— Start —

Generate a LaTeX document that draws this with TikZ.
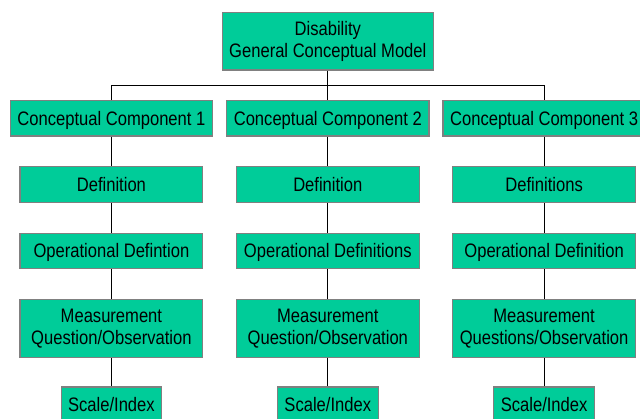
\documentclass[tikz,border=0pt]{standalone}
\usepackage{fontspec}
\setmainfont{Liberation Sans}[FakeStretch=0.85]
\definecolor{boxfill}{HTML}{00CC99}
\definecolor{boxline}{HTML}{808080}
\begin{document}
\begin{tikzpicture}[x=1bp,y=-1bp,
  box/.style={draw=boxline, fill=boxfill, line width=1.2bp, inner sep=0pt,
    text=black, align=center, font=\fontsize{19.5bp}{22.3bp}\selectfont},
  oneline/.style={text height=14bp, text depth=0pt},
  topbox/.style={box, minimum width=211bp, minimum height=57.7bp},
  compbox/.style={box, oneline, minimum width=202.4bp, minimum height=35.3bp},
  defbox/.style={box, oneline, minimum width=182.8bp, minimum height=35.4bp},
  measbox/.style={box, minimum width=182.8bp, minimum height=58bp},
  scalebox/.style={box, oneline, minimum width=100.6bp, minimum height=35bp},
  conn/.style={draw=black, line width=1bp}]
\useasboundingbox (0,0) rectangle (640,418);
\clip (0,0) rectangle (640,418);

% root of the tree
\node[topbox] (top) at (327.8,41.2) {Disability\\General Conceptual Model};

% conceptual components
\node[compbox] (c1) at (111.4,118.4) {Conceptual Component 1};
\node[compbox] (c2) at (327.8,118.4) {Conceptual Component 2};
\node[compbox] (c3) at (544.1,118.4) {Conceptual Component 3};

% definitions
\node[defbox] (d1) at (111.4,184.5) {Definition};
\node[defbox] (d2) at (327.8,184.5) {Definition};
\node[defbox] (d3) at (544.1,184.5) {Definitions};

% operational definitions
\node[defbox] (o1) at (111.4,250.8) {Operational Defintion};
\node[defbox] (o2) at (327.8,250.8) {Operational Definitions};
\node[defbox] (o3) at (544.1,250.8) {Operational Definition};

% measurement
\node[measbox] (m1) at (111.4,328.3) {Measurement\\Question/Observation};
\node[measbox] (m2) at (327.8,328.3) {Measurement\\Question/Observation};
\node[measbox] (m3) at (544.1,328.3) {Measurement\\Questions/Observation};

% scale / index
\node[scalebox] (s1) at (111.4,404.5) {Scale/Index};
\node[scalebox] (s2) at (327.8,404.5) {Scale/Index};
\node[scalebox] (s3) at (544.1,404.5) {Scale/Index};

% connectors
\coordinate (bar) at (327.8,85.5);
\draw[conn] (top) -- (bar);
\draw[conn] (c1.north) |- (bar) -| (c3.north);
\draw[conn] (bar) -- (c2);
\foreach \i in {1,2,3}
  \draw[conn] (c\i) -- (d\i) -- (o\i) -- (m\i) -- (s\i);
\end{tikzpicture}
\end{document}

— End —

Exercise details –
Reproduce the data above word for word from its first line through the line that holds "(o3) at (544.1,250.8)", both ends included; skip pictures.

Right answer –
Generate a LaTeX document that draws this with TikZ.
\documentclass[tikz,border=0pt]{standalone}
\usepackage{fontspec}
\setmainfont{Liberation Sans}[FakeStretch=0.85]
\definecolor{boxfill}{HTML}{00CC99}
\definecolor{boxline}{HTML}{808080}
\begin{document}
\begin{tikzpicture}[x=1bp,y=-1bp,
  box/.style={draw=boxline, fill=boxfill, line width=1.2bp, inner sep=0pt,
    text=black, align=center, font=\fontsize{19.5bp}{22.3bp}\selectfont},
  oneline/.style={text height=14bp, text depth=0pt},
  topbox/.style={box, minimum width=211bp, minimum height=57.7bp},
  compbox/.style={box, oneline, minimum width=202.4bp, minimum height=35.3bp},
  defbox/.style={box, oneline, minimum width=182.8bp, minimum height=35.4bp},
  measbox/.style={box, minimum width=182.8bp, minimum height=58bp},
  scalebox/.style={box, oneline, minimum width=100.6bp, minimum height=35bp},
  conn/.style={draw=black, line width=1bp}]
\useasboundingbox (0,0) rectangle (640,418);
\clip (0,0) rectangle (640,418);

% root of the tree
\node[topbox] (top) at (327.8,41.2) {Disability\\General Conceptual Model};

% conceptual components
\node[compbox] (c1) at (111.4,118.4) {Conceptual Component 1};
\node[compbox] (c2) at (327.8,118.4) {Conceptual Component 2};
\node[compbox] (c3) at (544.1,118.4) {Conceptual Component 3};

% definitions
\node[defbox] (d1) at (111.4,184.5) {Definition};
\node[defbox] (d2) at (327.8,184.5) {Definition};
\node[defbox] (d3) at (544.1,184.5) {Definitions};

% operational definitions
\node[defbox] (o1) at (111.4,250.8) {Operational Defintion};
\node[defbox] (o2) at (327.8,250.8) {Operational Definitions};
\node[defbox] (o3) at (544.1,250.8) {Operational Definition};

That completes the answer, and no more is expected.